Steve Gatward was born and raised in Colchester, the oldest recorded town in England. He apprenticed for a master butcher near the town square, known for its weekend market. It was there that he learned the importance of purchasing and serving fresh meat from local farmers. In his early 20s, he moved to Australia and after traveling around, he settled in Sydney and fully enjoyed living, "down under." In the early 1990s, Steve began what became a year long trip around Central and South America. In 1991, he moved to Arizona, where he lived for almost two years. After teaching English in Taiwan, he finally decided to settle in Washington, DC in 1994. He is fluent in Spanish and continues to be an avid traveler, and even though he’s visited more than 80 countries, he travels frequently.

Steve is the co-author of two guidebooks, The Other Side of Sydney, and The Pub, Club and Grub Guide to Washington, D.C. While working for The Washington Times, Steve traveled throughout Latin America and the Caribbean, writing and developing business, political and cultural reports.

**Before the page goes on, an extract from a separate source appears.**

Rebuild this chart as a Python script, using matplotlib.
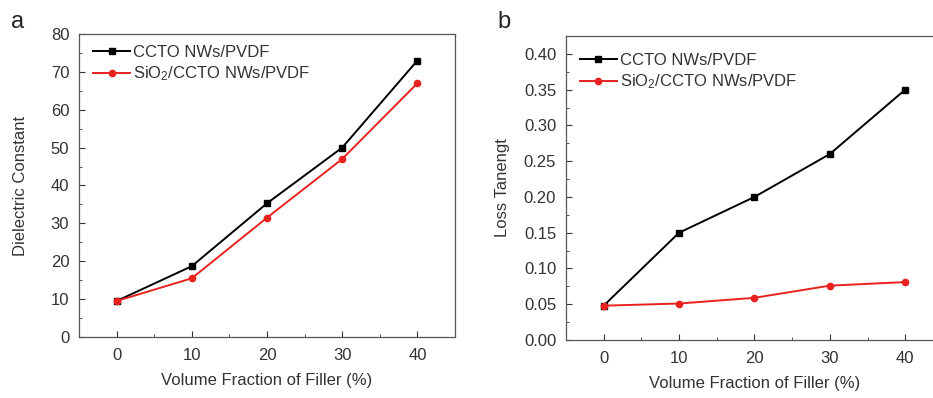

He then worked in advertising sales for both Washington Life and The Diplomat.

In 2007, Steve realized that the time was ripe to open a European-style butcher shop in the Washington metropolitan area. He scoured downtown neighborhoods, such as Georgetown, Dupont and Logan Circle and also went out into the suburbs. When he was introduced to Del Ray, Virginia, Steve knew he had found a home for his butcher shop. The town has a strong sense of community and like his hometown, has a Saturday market. In May 2008, Steve officially opened Let’s Meat on the Avenue at 2403 Mount Vernon Avenue, the former home of Cheesetique, which moved to a larger store just a few doors down.

With a family name like Gatward, which means goat herder in Irish, Steve was almost destined to be a butcher, but he wanted to open a shop that allowed him to interact with his neighbors and become a part of the community. "I created a family friendly establishment where people can come in regularly to order fresh cut meats that go straight from the butcher to the table. I also like to have the time to personally get to know my customers so that I can better serve them."

Visitors to Let’s Meat on the Avenue can hear Steve as he butchers the meat that comes in from farms in Virginia and elsewhere in the back of the shop. He introduced the neighborhood to such cuts as European-style roast beef, standing rib racks, top sirloin and double pork chops. Steve sells both organic and air chilled chicken and during the holidays, organic turkey. Steve enjoys suggesting how best to cook and serve purchases and working with his customers on special orders for the holidays or everyday, such as buffalo, venison, rabbit, quail and pheasant.

Kids love watching Steve grind sausage and make hamburger in the window of Let’s Meat on the Avenue. He wears a traditional white butcher coat and striped apron, a special order from Ipswich. Steve makes his own sausages, including Uncle Donato’s pork sausage, but also sells a variety of brats and hot dogs made by a German butcher in Fauquier county.

Steve also supplies to restaurants who are impressed with the quality and taste of his meat as well as his master cutting skills.